## Exercise objective:
Output every line of the material exactly, omitting images.

## Supplied data:
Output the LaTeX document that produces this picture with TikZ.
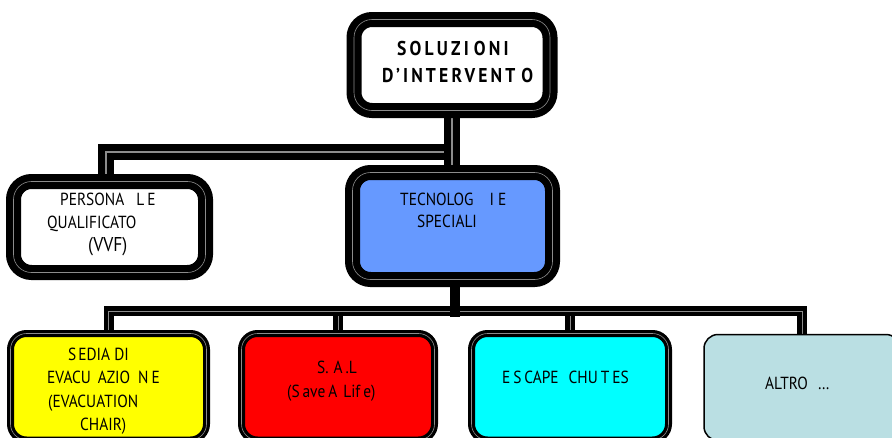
\documentclass[tikz,border=0pt]{standalone}
\usepackage{fontspec}
\setmainfont{PT Sans}[FakeStretch=0.88]
\newfontfamily\topfont{PT Sans}[LetterSpace=16, FakeStretch=0.88]
\definecolor{techblue}{HTML}{6699FF}
\definecolor{altrofill}{HTML}{BADFE3}
\definecolor{boxyellow}{RGB}{255,255,0}
\definecolor{boxred}{RGB}{255,0,0}
\definecolor{boxcyan}{RGB}{0,255,255}
\definecolor{seam}{gray}{0.55}
\tikzset{
  bigbox/.style={draw=black, line width=7.2pt, double=seam, double distance=0.6pt,
    rounded corners=18pt, minimum width=#1, minimum height=91pt, outer sep=0pt, inner sep=0pt},
  lowbox/.style={draw=black, line width=3.2pt, double=seam, double distance=0.6pt,
    rounded corners=16pt, minimum width=196pt, minimum height=106.5pt, outer sep=0pt, inner sep=0pt},
  plainbox/.style={draw=black, line width=1.5pt, rounded corners=14pt,
    minimum width=196pt, minimum height=106pt, outer sep=0pt, inner sep=0pt},
  upconn/.style={draw=black, line width=7pt, double=seam, double distance=1.2pt},
  lowconn/.style={draw=black, line width=4.5pt, double=seam, double distance=1pt},
  solidconn/.style={draw=black, line width=10pt},
  txt/.style={anchor=base west, inner sep=0pt, font=\fontsize{17.5}{18}\selectfont},
  toptxt/.style={anchor=base west, inner sep=0pt, font=\topfont\bfseries\fontsize{20}{20}\selectfont},
}
\begin{document}
\begin{tikzpicture}[x=1pt, y=-1pt]
\useasboundingbox (0,0) rectangle (892,437);
% upper connectors
\draw[upconn] (452,110) |- (106,152) -- (106,175);
\draw[upconn] (452,110) -- (452,173);
% lower connectors
\draw[lowconn] (338,311) -- (338,334);
\draw[lowconn] (570,311) -- (570,334);
\draw[lowconn] (108.5,334) |- (802,311) -- (802,335);
\draw[solidconn] (455,279) -- (455,317);
% boxes
\node[bigbox=196pt, fill=white] (top) at (452,65) {};
\node[bigbox=192pt, fill=white] (left) at (109.5,227) {};
\node[bigbox=200pt, fill=techblue, minimum height=107pt] (tech) at (452.5,226) {};
\node[lowbox, fill=boxyellow] (yel) at (108.5,386.75) {};
\node[lowbox, fill=boxred, minimum width=193pt] (red) at (338,386.75) {};
\node[lowbox, fill=boxcyan, minimum width=197pt] (cya) at (570,386.75) {};
\node[plainbox, fill=altrofill] (alt) at (802,387.5) {};
% texts
\node[toptxt] (t1) at (397,55) {SOLUZI\hspace{5pt}ONI};
\node[toptxt] (t2) at (382,82) {D’IN\hspace{3pt}TERVENT\hspace{6pt}O};
\node[txt] (l1) at (60,205.5) {PERSONA\hspace{12pt}L\hspace{3pt}E};
\node[txt] (l2) at (47,228) {QUALIFICATO};
\node[txt, font=\fontsize{20}{20}\selectfont] (l3) at (88,251) {(VVF)};
\node[txt] (c1) at (400,205) {TECNOLOG\hspace{16pt}I\hspace{4pt}E};
\node[txt] (c2) at (417,227.5) {SPECIALI};
\node[txt] (y1) at (68,360) {S\hspace{2pt}EDIA DI};
\node[txt] (y2) at (47,383) {EVACU\hspace{7pt}AZIO\hspace{8pt}N\hspace{3pt}E};
\node[txt] (y3) at (48,407) {(EVACUATION};
\node[txt] (y4) at (80,430) {CHAIR)};
\node[txt] (r1) at (317,373) {S.\hspace{5pt}A\,.L};
\node[txt] (r2) at (287,397) {(S\,ave\hspace{3pt}A\hspace{6pt}Lif\hspace{3pt}e)};
\node[txt] (e1) at (502,383) {E\,S\,CAPE\hspace{10pt}CHU\hspace{3pt}T\,ES};
\node[txt] (a1) at (765,389) {ALTRO\hspace{10pt}…};
\end{tikzpicture}
\end{document}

## Solution to this task:
Output the LaTeX document that produces this picture with TikZ.
\documentclass[tikz,border=0pt]{standalone}
\usepackage{fontspec}
\setmainfont{PT Sans}[FakeStretch=0.88]
\newfontfamily\topfont{PT Sans}[LetterSpace=16, FakeStretch=0.88]
\definecolor{techblue}{HTML}{6699FF}
\definecolor{altrofill}{HTML}{BADFE3}
\definecolor{boxyellow}{RGB}{255,255,0}
\definecolor{boxred}{RGB}{255,0,0}
\definecolor{boxcyan}{RGB}{0,255,255}
\definecolor{seam}{gray}{0.55}
\tikzset{
  bigbox/.style={draw=black, line width=7.2pt, double=seam, double distance=0.6pt,
    rounded corners=18pt, minimum width=#1, minimum height=91pt, outer sep=0pt, inner sep=0pt},
  lowbox/.style={draw=black, line width=3.2pt, double=seam, double distance=0.6pt,
    rounded corners=16pt, minimum width=196pt, minimum height=106.5pt, outer sep=0pt, inner sep=0pt},
  plainbox/.style={draw=black, line width=1.5pt, rounded corners=14pt,
    minimum width=196pt, minimum height=106pt, outer sep=0pt, inner sep=0pt},
  upconn/.style={draw=black, line width=7pt, double=seam, double distance=1.2pt},
  lowconn/.style={draw=black, line width=4.5pt, double=seam, double distance=1pt},
  solidconn/.style={draw=black, line width=10pt},
  txt/.style={anchor=base west, inner sep=0pt, font=\fontsize{17.5}{18}\selectfont},
  toptxt/.style={anchor=base west, inner sep=0pt, font=\topfont\bfseries\fontsize{20}{20}\selectfont},
}
\begin{document}
\begin{tikzpicture}[x=1pt, y=-1pt]
\useasboundingbox (0,0) rectangle (892,437);
% upper connectors
\draw[upconn] (452,110) |- (106,152) -- (106,175);
\draw[upconn] (452,110) -- (452,173);
% lower connectors
\draw[lowconn] (338,311) -- (338,334);
\draw[lowconn] (570,311) -- (570,334);
\draw[lowconn] (108.5,334) |- (802,311) -- (802,335);
\draw[solidconn] (455,279) -- (455,317);
% boxes
\node[bigbox=196pt, fill=white] (top) at (452,65) {};
\node[bigbox=192pt, fill=white] (left) at (109.5,227) {};
\node[bigbox=200pt, fill=techblue, minimum height=107pt] (tech) at (452.5,226) {};
\node[lowbox, fill=boxyellow] (yel) at (108.5,386.75) {};
\node[lowbox, fill=boxred, minimum width=193pt] (red) at (338,386.75) {};
\node[lowbox, fill=boxcyan, minimum width=197pt] (cya) at (570,386.75) {};
\node[plainbox, fill=altrofill] (alt) at (802,387.5) {};
% texts
\node[toptxt] (t1) at (397,55) {SOLUZI\hspace{5pt}ONI};
\node[toptxt] (t2) at (382,82) {D’IN\hspace{3pt}TERVENT\hspace{6pt}O};
\node[txt] (l1) at (60,205.5) {PERSONA\hspace{12pt}L\hspace{3pt}E};
\node[txt] (l2) at (47,228) {QUALIFICATO};
\node[txt, font=\fontsize{20}{20}\selectfont] (l3) at (88,251) {(VVF)};
\node[txt] (c1) at (400,205) {TECNOLOG\hspace{16pt}I\hspace{4pt}E};
\node[txt] (c2) at (417,227.5) {SPECIALI};
\node[txt] (y1) at (68,360) {S\hspace{2pt}EDIA DI};
\node[txt] (y2) at (47,383) {EVACU\hspace{7pt}AZIO\hspace{8pt}N\hspace{3pt}E};
\node[txt] (y3) at (48,407) {(EVACUATION};
\node[txt] (y4) at (80,430) {CHAIR)};
\node[txt] (r1) at (317,373) {S.\hspace{5pt}A\,.L};
\node[txt] (r2) at (287,397) {(S\,ave\hspace{3pt}A\hspace{6pt}Lif\hspace{3pt}e)};
\node[txt] (e1) at (502,383) {E\,S\,CAPE\hspace{10pt}CHU\hspace{3pt}T\,ES};
\node[txt] (a1) at (765,389) {ALTRO\hspace{10pt}…};
\end{tikzpicture}
\end{document}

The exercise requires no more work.